Australia’s treasurer has removed the foreign investment conditions placed on Yanzhou Coal Mining Company, which required Yanzhou to reduce its ownership of Yancoal Australia. Foreign investment in industries that have declined may now be more palatable to the government.
Removal of conditions
In December 2013 the treasurer announced the removal of the foreign investment conditions placed in 2009 on Yanzhou Coal Mining, a Chinese state-owned enterprise (SOE), which restricted its ownership in Yancoal Australia.
The conditions placed on the 2009 acquisition of Felix Resources’ coal mining assets required Yanzhou to reduce its economzic interest in those assets to less than 50% and its ownership in Yancoal from 100% to less than 70% by the end of 2013. Yanzhou was also required to reduce its economic interest in the Syntech Resources and Premier Coal mines to less than 70% by 31 December 2014.
This is the second time these conditions have been amended. In March 2012, then treasurer Wayne Swan granted an extension to Yanzhou to reduce its ownership in Yancoal to less than 70% by the end of 2013. The original deadline was the end of 2012.
On the latest occasion the treasurer cited the current challenges in the Australian coal industry as the main reason for this decision. Importantly, he noted that Yanzhou has undertaken to:
- support Yancoal’s ongoing operations in Australia, maintaining its position as a major regional employer;
- while it continues to own at least 51% of the shares of Yancoal, ensure Yancoal continues to operate so that it remains solvent; and
- extend its existing loans to Yancoal if required, and support Yancoal’s plans to expand the Moolarben open-cut mine.
The invisible clause
While there had been speculation in the market that an extension to the 31 December 2013 deadline would be granted, it was not widely expected that the treasurer would waive the conditions all together. This decision appears to be an indication of the government’s foreign investment policy and a manifestation of its statement that “Australia is open for business”. In particular, it could indicate that the investment conditions placed on previous approvals may now be up for renegotiation, in the right circumstances.
The decision to allow Yanzhou to maintain its 78% interest in Yancoal rather than enforcing Yanzhou’s undertaking to divest its interest to a 70% holding by 31 December 2013 reflects the bargaining power held by Yanzhou in what is an important industry in Australia that is currently under pressure.
In this respect, the performance of the sector has made foreign investment more desirable, and almost necessary to prevent additional mine closures.
Investors should consider whether a similar “invisible clause” tied to pressures on the relevant industry and significance of the assets may be present in their current approvals, or could exist in future approvals.

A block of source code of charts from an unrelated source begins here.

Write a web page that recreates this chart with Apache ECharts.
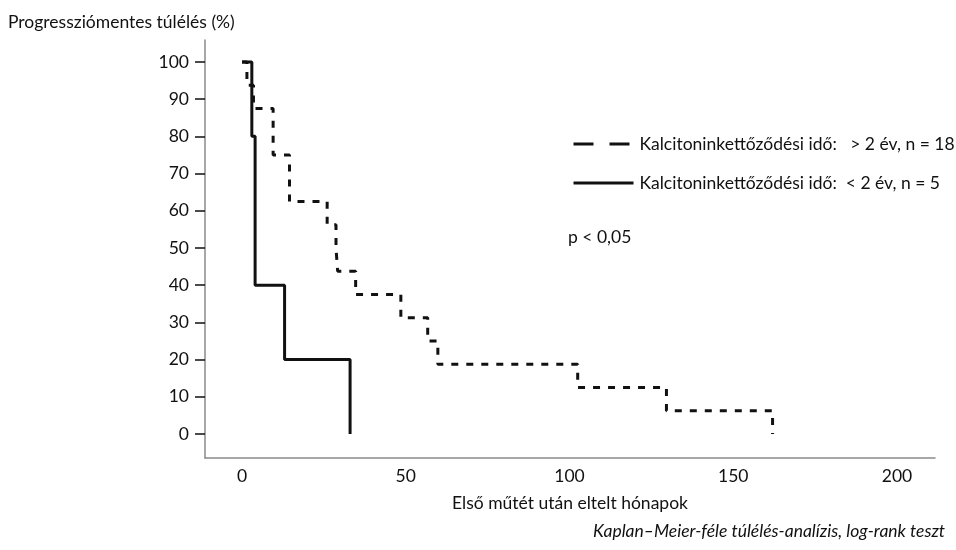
<!DOCTYPE html>
<html>
<head>
<meta charset="utf-8">
<script src="https://cdn.jsdelivr.net/npm/echarts@6/dist/echarts.min.js"></script>
<style>
  html, body { margin: 0; padding: 0; background: #fff; }
  #chart { width: 956px; height: 550px; }
</style>
</head>
<body>
<div id="chart"></div>
<script>
// Kaplan-Meier görbék (hónap, túlélés %)
const longTimes = [0, 1.5, 3.5, 9.5, 14.5, 26, 28.7, 29.2, 34.7, 48.5, 56.7, 59.8, 102.5, 129.6, 162]
const longSurv = [100, 93.75, 87.5, 75, 62.5, 56.25, 50, 43.75, 37.5, 31.25, 25, 18.75, 12.5, 6.25, 0]
const shortTimes = [0, 3, 4, 13, 33]
const shortSurv = [100, 80, 40, 20, 0]

const longName = 'Kalcitoninkettőződési idő:   > 2 év, n = 18'
const shortName = 'Kalcitoninkettőződési idő:  < 2 év, n = 5'

const yTicks = [0, 10, 20, 30, 40, 50, 60, 70, 80, 90, 100]
const xTicks = [0, 50, 100, 150, 200]

const FONT = 'Lato'
const FS = 17.5
const INK = '#111'

function pairs (xs, ys) {
  return xs.map((x, i) => [x, ys[i]])
}

let chart = echarts.init(document.getElementById('chart'))
let option = {
  animation: false,
  backgroundColor: '#fff',
  grid: { left: 205, right: 21, top: 40, bottom: 92 },
  legend: {
    orient: 'vertical',
    left: 567,
    top: 129,
    itemWidth: 60,
    itemHeight: 14,
    itemGap: 19,
    itemStyle: { opacity: 0 },
    textStyle: { fontFamily: FONT, fontSize: FS, lineHeight: 20, color: INK, padding: [0, 0, 0, 1] },
    data: [
      { name: longName, lineStyle: { type: [20, 16], width: 3, color: INK } },
      { name: shortName, lineStyle: { width: 3, color: INK } }
    ]
  },
  xAxis: {
    type: 'value',
    min: -11.3,
    max: 211.6,
    name: 'Első műtét után eltelt hónapok',
    nameLocation: 'middle',
    nameGap: 36,
    nameTextStyle: { fontFamily: FONT, fontSize: FS, color: INK },
    axisLine: { show: true, onZero: false, lineStyle: { color: '#8a8a8a', width: 1.5 } },
    axisTick: { show: false },
    splitLine: { show: false },
    axisLabel: {
      customValues: xTicks,
      fontFamily: FONT, fontSize: FS, color: INK, margin: 9
    }
  },
  yAxis: {
    type: 'value',
    min: -6.45,
    max: 105.9,
    axisLine: { show: true, onZero: false, lineStyle: { color: '#8a8a8a', width: 1.5 } },
    axisTick: {
      show: true,
      customValues: yTicks,
      length: 10,
      lineStyle: { color: INK, width: 1.5 }
    },
    splitLine: { show: false },
    axisLabel: {
      customValues: yTicks,
      fontFamily: FONT, fontSize: FS, color: INK, margin: 16
    }
  },
  series: [
    {
      name: longName,
      type: 'line',
      step: 'end',
      symbol: 'none',
      data: pairs(longTimes, longSurv),
      lineStyle: { color: INK, width: 3, type: [7, 8] },
      itemStyle: { color: INK }
    },
    {
      name: shortName,
      type: 'line',
      step: 'end',
      symbol: 'none',
      data: pairs(shortTimes, shortSurv),
      lineStyle: { color: INK, width: 3 },
      itemStyle: { color: INK }
    }
  ],
  graphic: [
    {
      type: 'text', left: 8, top: 13,
      style: { text: 'Progressziómentes túlélés (%)', font: FS + 'px ' + FONT, fill: INK }
    },
    {
      type: 'text', left: 568, top: 228,
      style: { text: 'p < 0,05', font: FS + 'px ' + FONT, fill: INK }
    },
    {
      type: 'text', right: 11, top: 522,
      style: { text: 'Kaplan–Meier-féle túlélés-analízis, log-rank teszt', font: 'italic ' + FS + 'px ' + FONT, fill: INK }
    }
  ]
}
chart.setOption(option)
window.onresize = function () {
  chart.resize()
}
</script>
</body>
</html>
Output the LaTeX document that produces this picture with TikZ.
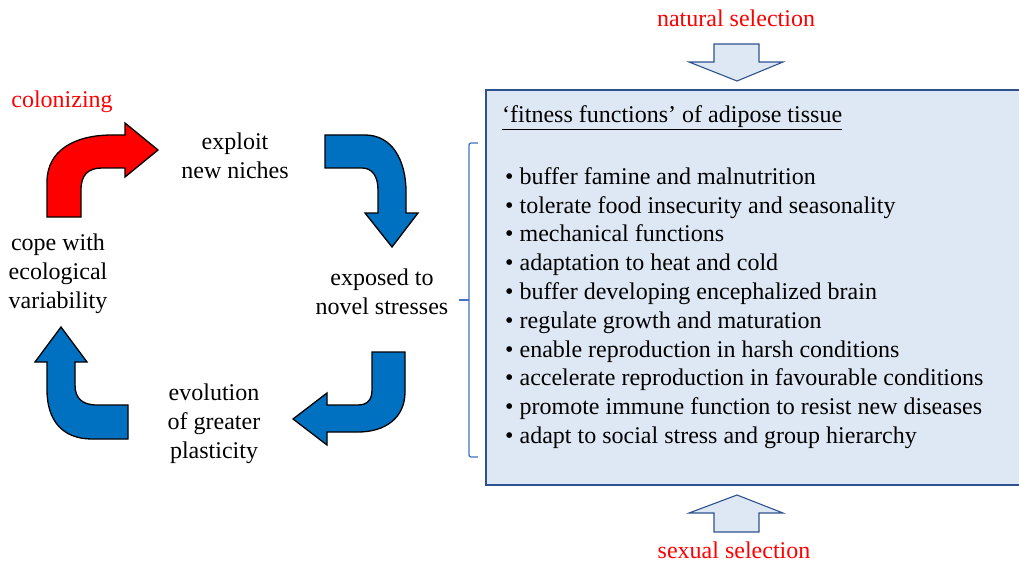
\documentclass[tikz,border=0pt]{standalone}
\usepackage{fontspec}
\setmainfont{Liberation Serif}
\usetikzlibrary{positioning}
\definecolor{cycleblue}{HTML}{0070C0}
\definecolor{boxfill}{HTML}{DEE8F4}
\definecolor{boxline}{HTML}{2F528F}
\definecolor{braceblue}{HTML}{4472C4}

\tikzset{
  cycletext/.style={font=\fontsize{24}{28.8}\selectfont, align=center, inner sep=0pt},
  redtext/.style={cycletext, text=red},
  bentarrow/.style={draw=black, line width=1.3pt, fill=cycleblue, line join=miter},
  selarrow/.style={draw=boxline, line width=1.1pt, fill=boxfill},
}

\begin{document}
\begin{tikzpicture}[x=1pt, y=-1pt]
        \useasboundingbox (0,0) rectangle (1019,564);

        % cycle of bent arrows
        \draw[bentarrow, fill=red] (47,217) -- (47,182) .. controls (47,150) and (75,135) .. (112,135) -- (125,135) -- (125,123) -- (158,150) -- (125,177) -- (125,168) -- (102,168) .. controls (88,168) and (81,175) .. (81,190) -- (81,217) -- cycle;
        \draw[bentarrow] (325,135) -- (365,135) .. controls (392,135) and (406,160) .. (406,192) -- (406,213) -- (418,213) -- (392,247) -- (365,213) -- (378,213) -- (378,190) .. controls (378,176) and (372,168) .. (362,168) -- (325,168) -- cycle;
        \draw[bentarrow] (372,352) -- (405,352) -- (405,392) .. controls (405,418) and (385,432) .. (358,432) -- (327,432) -- (327,445) -- (293,419) -- (327,393) -- (327,405) -- (358,405) .. controls (367,405) and (372,400) .. (372,390) -- cycle;
        \draw[bentarrow] (128,405) -- (97,405) .. controls (82,405) and (75,398) .. (75,385) -- (75,362) -- (87,362) -- (61,327) -- (35,362) -- (47,362) -- (47,390) .. controls (47,420) and (62,439) .. (92,439) -- (128,439) -- cycle;

        \node[redtext] (colonizing) at (62,102) {colonizing};
        \node[cycletext] (exploit) at (235,156) {exploit\\new niches};
        \node[cycletext] (exposed) at (382,292) {exposed to\\novel stresses};
        \node[cycletext] (evolution) at (214,424) {evolution\\of greater\\plasticity};
        \node[cycletext] (cope) at (58,274) {cope with\\ecological\\variability};

        % fitness box
        \draw[selarrow] (486,90) rectangle (1030,485);
        \draw[braceblue, line width=1.3pt, rounded corners=2pt] (478,143) -- (469,143) -- (469,300) -- (469,457) -- (478,457);
        \draw[braceblue, line width=1.3pt] (459,300) -- (469,300);
        \node[cycletext, anchor=base west] (title) at (502,123) {\underline{‘fitness functions’ of adipose tissue}};
        \node[cycletext, align=left, anchor=base west] (functions) at (505,443.5) {• buffer famine and malnutrition\\
            • tolerate food insecurity and seasonality\\
            • mechanical functions\\
            • adaptation to heat and cold\\
            • buffer developing encephalized brain\\
            • regulate growth and maturation\\
            • enable reproduction in harsh conditions\\
            • accelerate reproduction in favourable conditions\\
            • promote immune function to resist new diseases\\
            • adapt to social stress and group hierarchy};

        % selection pressures
        \draw[selarrow] (714,44) -- (759,44) -- (759,62) -- (783,62) -- (737,81) -- (689,62) -- (714,62) -- cycle;
        \draw[selarrow] (714,532) -- (759,532) -- (759,513) -- (783,513) -- (737,495) -- (689,513) -- (714,513) -- cycle;
        \node[redtext] (natural) at (736,18) {natural selection};
        \node[redtext] (sexual) at (734,550) {sexual selection};
\end{tikzpicture}
\end{document}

As a general comment, we consider it unlikely that the government would seek to increase the burden of conditions placed on existing foreign investment approvals, but this is a clear indication that they may be eased somewhat if circumstances indicate a case for doing so.
Treatment of nations or industries?
The decision appears inconsistent with the treasurer’s decision in late November 2013 to reject the takeover bid for Graincorp by US conglomerate Archer Daniels Midland.
While the assets under consideration in both matters are in industries needing investment, the applications have found polar opposite outcomes. It has been theorised by a number of media sources that this may be in part the result of pressure on the treasurer from the Chinese government to approve a string of deals in Australia involving its state-owned enterprises.
Equally, it may partly reflect that initial concerns about Chinese investment have waned as the pace of investment has slowed.
This is a critical distinction between the Foreign Acquisitions and Takeovers Act 1975 and other statutory regimes that often touch on foreign investments.
The process is inherently political and does not provide much transparency for investors. The national interest test is naturally fluid and responsive to a changing political landscape, and changes in the Australian economy. This fluidity needs to be considered by investors. Past decisions are not necessarily a predictor for future transactions, even in the same industry.
Implications for foreign investors
Foreign investors should be aware of what may be a more open approach by the Australian government to foreign investments in ailing sectors, and respond accordingly.
The undertakings provided by Yanzhou are directed at maintaining the business in Australia and the employment opportunities in the region. Investors should consider this when discussing investment opportunities with key stakeholders and the Australian government.
What needs to be done?
Investors need to take a long-term view when negotiating conditions on investments in Australia. They should seek to include exceptions to conditions for changes in circumstances. It may also be possible to renegotiate an onerous condition.